Is it technologically possible to port either TinyCLR or that .Net Standard thingy to the pocket beagle at the kernel level? i.e. so that TinyClr is the only software that is on the device?
Yes but why not just use mono?
It’s just code. Anything is possible. It’s just a matter of whether that’s the most labor efficient thing to do. I’m guessing that that’s way harder than just stripping down the distro to be the kernel, systemd, and your code (written in dotnet or mono), but without knowing the driving reason behind the question, I can’t really comment on the tradeoffs.
@Gus_Issa, That would be the mono that runs on Debian (that I reported to have gotten working some time ago). That’s because I didn’t like how the remote debugging thing worked.
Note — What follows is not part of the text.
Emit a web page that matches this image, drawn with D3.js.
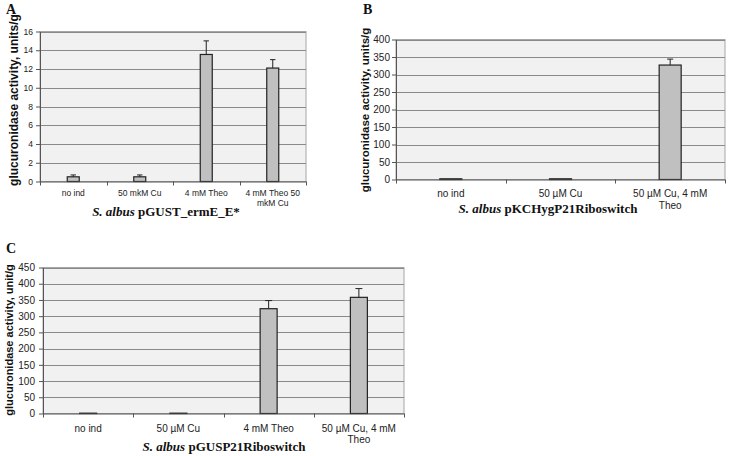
<!DOCTYPE html>
<html>
<head>
<meta charset="utf-8">
<script src="https://cdn.jsdelivr.net/npm/d3@7"></script>
<style>
  body { margin: 0; background: #fff; }
  svg text { font-family: "Liberation Sans", Arial, sans-serif; }
</style>
</head>
<body>
<div id="chart"></div>
<script>
// Panel A data
var catsA = [["no ind"], ["50 mkM Cu"], ["4 mM Theo"], ["4 mM Theo 50", "mkM Cu"]];
var valsA = [0.5, 0.5, 13.55, 12.1];
var errsA = [0.2, 0.2, 1.45, 0.9];
var ticksA = [0, 2, 4, 6, 8, 10, 12, 14, 16];

// Panel B data
var catsB = [["no ind"], ["50 µM Cu"], ["50 µM Cu, 4 mM", "Theo"]];
var valsB = [2, 2, 327];
var errsB = [0, 0, 17];
var ticksB = [0, 50, 100, 150, 200, 250, 300, 350, 400];

// Panel C data
var catsC = [["no ind"], ["50 µM Cu"], ["4 mM Theo"], ["50 µM Cu, 4 mM", "Theo"]];
var valsC = [1, 1, 323, 358];
var errsC = [0, 0, 25, 27];
var ticksC = [0, 50, 100, 150, 200, 250, 300, 350, 400, 450];

var svg = d3.select("#chart").append("svg")
  .attr("width", 729)
  .attr("height", 456);

// draws one bar panel
function drawPanel(p) {
  var g = svg.append("g");

  var x = d3.scaleBand()
    .domain(d3.range(p.cats.length))
    .range([p.left, p.right]);

  var y = d3.scaleLinear()
    .domain([0, d3.max(p.ticks)])
    .range([p.bottom, p.top]);

  // plot background
  g.append("rect")
    .attr("x", p.left)
    .attr("y", p.top)
    .attr("width", p.right - p.left)
    .attr("height", p.bottom - p.top)
    .attr("fill", "#f1f1f1")
    .attr("stroke", "#a6a6a6")
    .attr("stroke-width", 1);

  // gridlines
  g.selectAll(".grid")
    .data(p.ticks.slice(1))
    .enter()
    .append("line")
    .attr("x1", p.left)
    .attr("x2", p.right)
    .attr("y1", d => Math.round(y(d)) + 0.5)
    .attr("y2", d => Math.round(y(d)) + 0.5)
    .attr("stroke", "#8a8a8a")
    .attr("stroke-width", 1);

  // bars
  var bw = p.barWidth;
  g.selectAll(".bar")
    .data(p.vals)
    .enter()
    .append("rect")
    .attr("x", (d, i) => x(i) + x.bandwidth() / 2 - bw / 2)
    .attr("y", d => y(d))
    .attr("width", bw)
    .attr("height", d => p.bottom - y(d))
    .attr("fill", "#c0c0c0")
    .attr("stroke", "#222")
    .attr("stroke-width", 1.2);

  // error bars
  p.vals.forEach(function(v, i) {
    if (!p.errs[i]) return;
    var cx = x(i) + x.bandwidth() / 2;
    g.append("line")
      .attr("x1", cx).attr("x2", cx)
      .attr("y1", y(v)).attr("y2", y(v + p.errs[i]))
      .attr("stroke", "#222");
    g.append("line")
      .attr("x1", cx - p.cap).attr("x2", cx + p.cap)
      .attr("y1", y(v + p.errs[i])).attr("y2", y(v + p.errs[i]))
      .attr("stroke", "#222");
  });

  // y axis
  var yAxis = g.append("g")
    .attr("transform", `translate(${p.left}, 0)`)
    .call(d3.axisLeft(y).tickValues(p.ticks).tickSize(4).tickSizeOuter(0));
  yAxis.select(".domain").attr("stroke", "#555");
  yAxis.selectAll(".tick line").attr("stroke", "#555");
  yAxis.selectAll("text")
    .style("font-size", p.tickFont + "px")
    .attr("fill", "#222")
    .attr("x", -p.tickPad);

  // x axis with ticks at category boundaries
  var xAxis = g.append("g")
    .attr("transform", `translate(0, ${p.bottom})`);
  xAxis.append("line")
    .attr("x1", p.left).attr("x2", p.right)
    .attr("y1", 0.5).attr("y2", 0.5)
    .attr("stroke", "#555");
  xAxis.selectAll(".xt")
    .data(d3.range(p.cats.length + 1))
    .enter()
    .append("line")
    .attr("x1", i => Math.round(p.left + i * x.step()) + 0.5)
    .attr("x2", i => Math.round(p.left + i * x.step()) + 0.5)
    .attr("y1", 0).attr("y2", 4)
    .attr("stroke", "#555");

  var labels = g.selectAll(".xl")
    .data(p.cats)
    .enter()
    .append("text")
    .attr("text-anchor", "middle")
    .attr("fill", "#222")
    .style("font-size", p.catFont + "px")
    .attr("transform", (d, i) => `translate(${x(i) + x.bandwidth() / 2}, ${p.catY})`);
  labels.selectAll("tspan")
    .data(d => d)
    .enter()
    .append("tspan")
    .attr("x", 0)
    .attr("dy", (d, i) => i === 0 ? 0 : p.catLine)
    .text(d => d);

  // y title
  g.append("text")
    .attr("transform", `translate(${p.yTitleX}, ${p.yTitleY}) rotate(-90)`)
    .attr("text-anchor", "middle")
    .style("font-size", p.yTitleFont + "px")
    .style("font-weight", "bold")
    .attr("fill", "#111")
    .text(p.yTitle);

  // x title
  var xt = g.append("text")
    .attr("x", p.xTitleX)
    .attr("y", p.xTitleY)
    .attr("text-anchor", "middle")
    .style("font-family", "'Liberation Serif', 'Times New Roman', serif")
    .style("font-size", "13px")
    .style("font-weight", "bold")
    .attr("fill", "#111");
  xt.append("tspan").style("font-style", "italic").text("S. albus");
  xt.append("tspan").text(" " + p.xTitle);

  // panel letter
  g.append("text")
    .attr("x", p.letterX)
    .attr("y", p.letterY)
    .style("font-family", "'Liberation Serif', 'Times New Roman', serif")
    .style("font-size", "14px")
    .style("font-weight", "bold")
    .attr("fill", "#111")
    .text(p.letter);
}

drawPanel({
  cats: catsA, vals: valsA, errs: errsA, ticks: ticksA,
  left: 40, right: 306, top: 31.5, bottom: 181.5,
  barWidth: 12, cap: 2.7, tickFont: 8.5, tickPad: 7, catFont: 8.5, catY: 196, catLine: 10,
  yTitle: "glucuronidase activity, units/g", yTitleX: 18, yTitleY: 100, yTitleFont: 12,
  xTitle: "pGUST_ermE_E*", xTitleX: 166, xTitleY: 216,
  letter: "A", letterX: 6, letterY: 14
});

drawPanel({
  cats: catsB, vals: valsB, errs: errsB, ticks: ticksB,
  left: 396, right: 725, top: 39.5, bottom: 179.5,
  barWidth: 22, cap: 3, tickFont: 10, tickPad: 6, catFont: 10, catY: 197, catLine: 12,
  yTitle: "glucuronidase activity, units/g", yTitleX: 369, yTitleY: 110, yTitleFont: 11.5,
  xTitle: "pKCHygP21Riboswitch", xTitleX: 548, xTitleY: 213,
  letter: "B", letterX: 363, letterY: 14
});

drawPanel({
  cats: catsC, vals: valsC, errs: errsC, ticks: ticksC,
  left: 43, right: 404, top: 267.5, bottom: 413.5,
  barWidth: 17, cap: 3.5, tickFont: 10, tickPad: 8, catFont: 10, catY: 432, catLine: 11,
  yTitle: "glucuronidase activity, unit/g", yTitleX: 13, yTitleY: 340, yTitleFont: 11,
  xTitle: "pGUSP21Riboswitch", xTitleX: 224, xTitleY: 451,
  letter: "C", letterX: 6, letterY: 253
});
</script>
</body>
</html>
I understand how to do it, but that workflow slows me down.
@mcalsyn, Striping Debian down is a viable alternative, however that may require knowledge of C++ and I don’t know if I want to spend the next 3 years becoming proficient in it. And then there is boot time. If it takes more than 10 seconds to load, then that’s too long.
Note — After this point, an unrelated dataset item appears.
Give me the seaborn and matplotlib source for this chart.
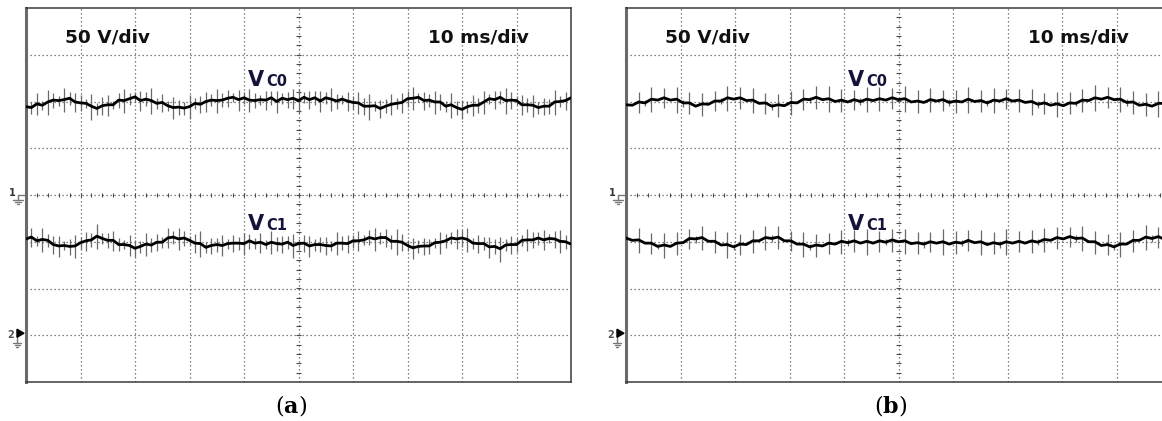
import numpy as np
import pandas as pd
import matplotlib
matplotlib.use("Agg")
import matplotlib.pyplot as plt
import seaborn as sns

# ---------------- data (div units) ----------------
# panel (a): 101 samples over 10 divisions
a_vc0 = [1.87,1.88,1.92,1.94,1.99,2.01,2.05,2.03,2.04,2.00,
         1.99,1.94,1.90,1.88,1.89,1.92,1.95,2.00,2.03,2.06,
         2.08,2.05,2.04,2.00,1.98,1.95,1.91,1.88,1.86,1.89,
         1.88,1.93,1.96,2.00,2.01,2.03,2.06,2.05,2.08,2.06,
         2.05,2.03,2.04,2.02,2.04,2.05,2.03,2.06,2.04,2.05,
         2.04,2.06,2.05,2.07,2.04,2.06,2.05,2.03,2.02,2.00,
         1.99,1.95,1.93,1.90,1.88,1.87,1.89,1.92,1.97,2.01,
         2.04,2.07,2.06,2.04,2.02,2.00,1.97,1.93,1.90,1.87,
         1.85,1.88,1.90,1.95,1.99,2.03,2.05,2.07,2.04,2.02,
         1.99,1.96,1.93,1.90,1.88,1.89,1.92,1.96,2.00,2.04,2.07]
a_vc0_jit = [0.02,-0.01,0.03,-0.02,0.00,0.02,-0.03,0.01,0.03,-0.01,
             -0.02,0.02,0.00,-0.03,0.02,0.01,-0.02,0.03,-0.01,0.00,
             0.02,-0.03,0.01,0.02,-0.02,0.03,0.00,-0.01,0.02,-0.03,
             0.01,0.03,-0.02,0.00,0.02,-0.01,-0.03,0.02,0.01,-0.02,
             0.03,0.00,-0.02,0.02,-0.01,0.03,-0.03,0.01,0.00,0.02,
             -0.02,0.03,-0.01,0.01,-0.03,0.02,0.00,-0.02,0.03,0.01,
             -0.01,0.02,-0.03,0.00,0.03,-0.02,0.01,0.02,-0.01,-0.03,
             0.02,0.00,0.03,-0.02,0.01,-0.01,0.02,-0.03,0.03,0.00,
             -0.02,0.01,0.02,-0.03,0.00,0.03,-0.01,0.02,-0.02,0.01,
             0.03,-0.03,0.00,0.02,-0.01,0.01,-0.02,0.03,0.00,-0.02,0.01]
a_vc0_spk = [0.30,0.20,0.38,0.15,0.42,0.25,0.18,0.40,0.22,0.33,
             0.28,0.16,0.44,0.20,0.30,0.36,0.14,0.26,0.40,0.22,
             0.18,0.34,0.24,0.45,0.20,0.30,0.16,0.38,0.26,0.22,
             0.40,0.18,0.28,0.34,0.20,0.42,0.24,0.30,0.16,0.36,
             0.22,0.40,0.26,0.18,0.32,0.24,0.38,0.20,0.28,0.34,
             0.42,0.18,0.30,0.24,0.36,0.20,0.40,0.26,0.16,0.32,
             0.22,0.38,0.28,0.44,0.18,0.30,0.24,0.36,0.20,0.34,
             0.26,0.40,0.16,0.30,0.22,0.38,0.28,0.18,0.42,0.24,
             0.32,0.20,0.36,0.26,0.40,0.18,0.30,0.22,0.44,0.28,
             0.16,0.34,0.24,0.38,0.20,0.30,0.26,0.42,0.18,0.32,0.36]
a_vc1 = [-0.93,-0.92,-0.95,-0.96,-1.00,-1.04,-1.09,-1.10,-1.09,-1.06,
         -1.04,-0.99,-0.94,-0.91,-0.93,-0.96,-0.99,-1.03,-1.07,-1.10,
         -1.12,-1.10,-1.08,-1.06,-1.02,-0.98,-0.94,-0.90,-0.92,-0.95,
         -0.98,-1.02,-1.06,-1.09,-1.08,-1.09,-1.06,-1.05,-1.05,-1.02,
         -1.01,-1.00,-1.03,-1.02,-1.04,-1.04,-1.03,-1.05,-1.03,-1.05,
         -1.05,-1.06,-1.07,-1.06,-1.08,-1.07,-1.06,-1.05,-1.04,-1.02,
         -1.01,-0.98,-0.95,-0.93,-0.91,-0.92,-0.94,-0.97,-0.99,-1.03,
         -1.07,-1.10,-1.12,-1.10,-1.07,-1.05,-1.01,-0.97,-0.94,-0.91,
         -0.93,-0.97,-1.01,-1.04,-1.07,-1.10,-1.11,-1.12,-1.09,-1.06,
         -1.04,-1.00,-0.97,-0.95,-0.94,-0.93,-0.93,-0.96,-0.98,-1.01,-1.03]
a_vc1_jit = [-0.01,0.02,-0.03,0.01,0.03,-0.02,0.00,0.02,-0.01,-0.03,
             0.02,0.01,-0.02,0.03,0.00,-0.01,0.02,-0.03,0.01,0.02,
             -0.02,0.00,0.03,-0.01,0.01,-0.03,0.02,0.00,-0.02,0.03,
             0.01,-0.01,0.02,-0.03,0.00,0.03,-0.02,0.01,0.02,-0.01,
             -0.03,0.02,0.00,0.01,-0.02,0.03,-0.01,0.00,0.02,-0.03,
             0.01,0.03,-0.02,0.00,0.02,-0.01,-0.03,0.02,0.01,-0.02,
             0.03,0.00,-0.01,0.02,-0.03,0.01,0.03,-0.02,0.00,0.02,
             -0.01,-0.03,0.02,0.01,-0.02,0.03,0.00,-0.01,0.02,-0.03,
             0.01,0.02,-0.02,0.00,0.03,-0.01,0.01,-0.03,0.02,0.00,
             -0.02,0.03,0.01,-0.01,0.02,-0.03,0.00,0.02,-0.01,0.01,-0.02]
a_vc1_spk = [0.26,0.34,0.18,0.40,0.22,0.30,0.36,0.16,0.28,0.38,
             0.20,0.32,0.24,0.42,0.18,0.26,0.34,0.22,0.16,0.36,
             0.30,0.20,0.40,0.24,0.28,0.18,0.34,0.22,0.38,0.26,
             0.16,0.32,0.44,0.20,0.28,0.24,0.36,0.18,0.30,0.22,
             0.38,0.26,0.20,0.34,0.16,0.40,0.24,0.30,0.22,0.42,
             0.18,0.28,0.36,0.20,0.26,0.32,0.16,0.38,0.24,0.30,
             0.22,0.34,0.18,0.26,0.40,0.20,0.32,0.24,0.44,0.28,
             0.18,0.36,0.22,0.30,0.26,0.16,0.38,0.24,0.20,0.34,
             0.28,0.40,0.18,0.30,0.22,0.36,0.26,0.42,0.20,0.32,
             0.24,0.18,0.38,0.28,0.22,0.34,0.16,0.30,0.40,0.24,0.28]

# panel (b): 87 samples over 10 divisions (spikes every second sample)
b_vc0 = [1.93,1.92,1.99,1.97,2.05,2.03,2.08,2.03,2.05,1.97,
         1.97,1.90,1.95,1.94,2.01,2.01,2.08,2.05,2.08,2.02,
         2.03,1.96,1.97,1.90,1.93,1.91,1.98,1.97,2.05,2.04,
         2.09,2.04,2.06,2.00,2.03,1.99,2.04,2.00,2.05,2.02,
         2.06,2.03,2.08,2.04,2.06,1.99,2.01,1.98,2.04,2.01,
         2.04,1.98,2.01,1.99,2.05,2.00,2.02,1.97,2.03,2.01,
         2.06,2.01,2.03,1.98,2.00,1.94,1.97,1.92,1.95,1.91,
         1.97,1.96,2.03,2.02,2.08,2.05,2.09,2.04,2.05,1.98,
         1.99,1.92,1.94,1.90,1.96,1.96,2.03]
b_vc0_spk = [0.40,0.00,0.36,0.10,0.42,0.00,0.34,0.00,0.44,0.12,
             0.38,0.00,0.40,0.00,0.34,0.10,0.42,0.00,0.38,0.00,
             0.44,0.00,0.36,0.12,0.40,0.00,0.42,0.00,0.36,0.10,
             0.40,0.00,0.44,0.00,0.38,0.00,0.34,0.12,0.42,0.00,
             0.40,0.00,0.36,0.10,0.44,0.00,0.38,0.00,0.42,0.00,
             0.36,0.12,0.40,0.00,0.44,0.00,0.38,0.10,0.42,0.00,
             0.34,0.00,0.40,0.00,0.44,0.12,0.36,0.00,0.42,0.00,
             0.38,0.10,0.40,0.00,0.44,0.00,0.36,0.00,0.42,0.12,
             0.38,0.00,0.40,0.00,0.44,0.00,0.36]
b_vc1 = [-0.92,-0.97,-0.96,-1.03,-1.03,-1.10,-1.07,-1.10,-1.03,-1.02,
         -0.93,-0.94,-0.91,-0.99,-0.99,-1.07,-1.06,-1.11,-1.05,-1.06,
         -0.98,-0.98,-0.91,-0.93,-0.90,-0.98,-0.98,-1.05,-1.05,-1.11,
         -1.07,-1.09,-1.03,-1.05,-0.99,-1.02,-0.98,-1.03,-0.99,-1.03,
         -0.98,-1.01,-0.96,-1.00,-0.98,-1.04,-1.02,-1.05,-1.00,-1.03,
         -1.00,-1.05,-1.01,-1.03,-0.97,-1.02,-1.00,-1.06,-1.02,-1.05,
         -1.00,-1.03,-0.99,-1.03,-0.98,-1.01,-0.95,-0.97,-0.91,-0.94,
         -0.89,-0.93,-0.92,-1.00,-1.00,-1.08,-1.06,-1.11,-1.05,-1.05,
         -0.97,-0.97,-0.90,-0.93,-0.89,-0.95,-0.93]
b_vc1_spk = [0.38,0.00,0.42,0.00,0.36,0.10,0.44,0.00,0.40,0.00,
             0.34,0.12,0.42,0.00,0.38,0.00,0.44,0.10,0.36,0.00,
             0.40,0.00,0.42,0.12,0.38,0.00,0.34,0.00,0.44,0.10,
             0.40,0.00,0.36,0.00,0.42,0.12,0.38,0.00,0.44,0.00,
             0.36,0.10,0.40,0.00,0.42,0.00,0.38,0.12,0.34,0.00,
             0.44,0.00,0.40,0.10,0.36,0.00,0.42,0.00,0.38,0.12,
             0.44,0.00,0.36,0.00,0.40,0.10,0.42,0.00,0.38,0.00,
             0.34,0.12,0.44,0.00,0.40,0.00,0.36,0.10,0.42,0.00,
             0.38,0.00,0.44,0.12,0.36,0.00,0.40]

volts_label = "50 V/div"
time_label = "10 ms/div"
captions = ["a", "b"]

# ---------------- style ----------------
sns.set_style("white")
plt.rcParams["font.family"] = ["DejaVu Sans"]
plt.rcParams["mathtext.fontset"] = "custom"
plt.rcParams["mathtext.rm"] = "DejaVu Serif"
plt.rcParams["mathtext.bf"] = "DejaVu Serif:bold"

W, H = 1162, 421
fig = plt.figure(figsize=(W / 100, H / 100), dpi=100)
fig.patch.set_facecolor("white")

GRID = "#5a5a5a"
SPIKE = "#6a6a6a"
SPIKE_SCALE = 1.25


def draw_panel(left_px, traces, caption):
    ax = fig.add_axes([left_px / W, (H - 382) / H, 545 / W, 374 / H])
    ax.set_xlim(0, 10)
    ax.set_ylim(-4, 4)
    ax.set_xticks([])
    ax.set_yticks([])
    ax.set_facecolor("white")
    for s in ["top", "bottom", "right"]:
        ax.spines[s].set_color("#3a3a3a")
        ax.spines[s].set_linewidth(1.1)
    ax.spines["left"].set_color("#6a6a6a")
    ax.spines["left"].set_linewidth(2.2)

    # dotted graticule
    for i in range(1, 10):
        ax.axvline(i, color=GRID, lw=0.9, ls=(0, (1, 2.2)), zorder=1)
    for j in range(-3, 4):
        ax.axhline(j, color=GRID, lw=0.9, ls=(0, (1, 2.2)), zorder=1)
    # centre crosshair minor ticks
    tx = np.arange(0.2, 10, 0.2)
    ax.vlines(tx, -0.05, 0.05, color="#4a4a4a", lw=0.8, zorder=1)
    ty = np.arange(-3.8, 4, 0.2)
    ax.hlines(ty, 5 - 0.042, 5 + 0.042, color="#4a4a4a", lw=0.8, zorder=1)

    # traces
    for vals, jit, spk in traces:
        t = np.linspace(0, 10, len(vals))
        v = np.array(vals) + (np.array(jit) if jit is not None else 0.0)
        s = np.array(spk) * SPIKE_SCALE
        m = s > 0
        ax.vlines(t[m], v[m] - 0.52 * s[m], v[m] + 0.48 * s[m],
                  color=SPIKE, lw=0.9, zorder=2)
        df = pd.DataFrame({"t": t, "v": v})
        sns.lineplot(data=df, x="t", y="v", ax=ax, color="black", lw=2.0,
                     estimator=None, sort=False, zorder=3)
    ax.set_xlabel("")
    ax.set_ylabel("")

    # text labels
    ax.text(0.716, 3.27, volts_label, fontsize=13.3, fontweight="bold",
            color="#111111", ha="left", va="baseline")
    ax.text(7.38, 3.27, time_label, fontsize=13.3, fontweight="bold",
            color="#111111", ha="left", va="baseline")
    for yb, sub in [(2.33, "C0"), (-0.75, "C1")]:
        ax.text(4.07, yb, "V", fontsize=15, fontweight="bold",
                color="#14143a", ha="left", va="baseline", zorder=5)
        ax.text(4.40, yb, sub, fontsize=10.5, fontweight="bold",
                color="#14143a", ha="left", va="baseline", zorder=5)

    # channel ground markers
    px = 1 / 54.5
    py = 1 / 46.75
    gx = -8 * px
    ax.plot([gx, 0], [0, 0], color="#777777", lw=1.0, clip_on=False)
    ax.plot([gx, gx], [0, -5 * py], color="#777777", lw=1.0, clip_on=False)
    for k, half in enumerate([5, 3, 1]):
        yy = -5 * py - 2 * k * py
        ax.plot([gx - half * px, gx + half * px], [yy, yy], color="#777777",
                lw=1.0, clip_on=False)
    ax.text(-14 * px, 2 * py, "1", fontsize=7, fontweight="bold",
            color="#333333", ha="center", va="center")
    # channel 2 marker
    y2 = -3 + 2 * py
    ax.fill([-9 * px, -9 * px, -2 * px], [y2 + 4 * py, y2 - 4 * py, y2],
            color="black", clip_on=False, zorder=6)
    ax.plot([-9 * px, -9 * px], [y2 + 4 * py, y2 - 10 * py], color="#777777",
            lw=1.0, clip_on=False)
    for k, half in enumerate([4, 2.5, 1]):
        yy = y2 - 10 * py - 2 * k * py
        ax.plot([-9 * px - half * px, -9 * px + half * px], [yy, yy],
                color="#777777", lw=1.0, clip_on=False)
    ax.text(-15 * px, y2 - 2 * py, "2", fontsize=7, fontweight="bold",
            color="#555555", ha="center", va="center")

    # caption
    cx = (left_px + 265) / W
    fig.text(cx, 1 - 406 / H, r"$\mathrm{(}\mathbf{" + caption + r"}\mathrm{)}$",
             fontsize=16, ha="center", va="center", color="black")
    return ax


draw_panel(26, [(a_vc0, a_vc0_jit, a_vc0_spk), (a_vc1, a_vc1_jit, a_vc1_spk)], captions[0])
draw_panel(626, [(b_vc0, None, b_vc0_spk), (b_vc1, None, b_vc1_spk)], captions[1])

fig.savefig("out.png", dpi=100, facecolor="white")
The question was really about if the Arm processor in the device supports the instructions that tinyclr/.netstandard/mono would need to be compilable.
Boot time from emmc flash on a BBB can be 2 seconds or so. This is your easiest path, and on top of it, you’ll get 10x the speed over interpreted CLR (netmf, TinyCLR, meadow) not even considering the overall processor speed differential.
Any device with a C/C++ compiler supports TinyCLR and netmf - but there’s no escaping doing some native coding if you want to port it.
EDIT 1: Stripping down a distro does not require C skills - just uninstalling stuff with apt-get commands.
EDIT 2: I see that the pocket BB does not appear to have the 4Gb EMMC flash - you have to boot from the SD card which is substantially slower. A BBB can boot in two seconds, but a pocket could take six or more seconds with a Class 10 SD card. Less if you strip it down.
How do you even figure these stats out @mcalsyn. Ok so if I have my pcb designer do a design that features an emmc then the startup time could be 2 seconds?! That’s not bad at all.
In this case, personal experience. I have a BBB right in front of me that boots from EMMC. The trick is to create a ‘flasher’ SD card that copies itself to the EMMC, boot once with that, and then make sure there is no bootable media in the SD slot during subsequent boots as the boot loader will give preference to the SD card. With no kernel on the SD card, the device will boot completely from the EMMC which is multiple times faster than the SD interface.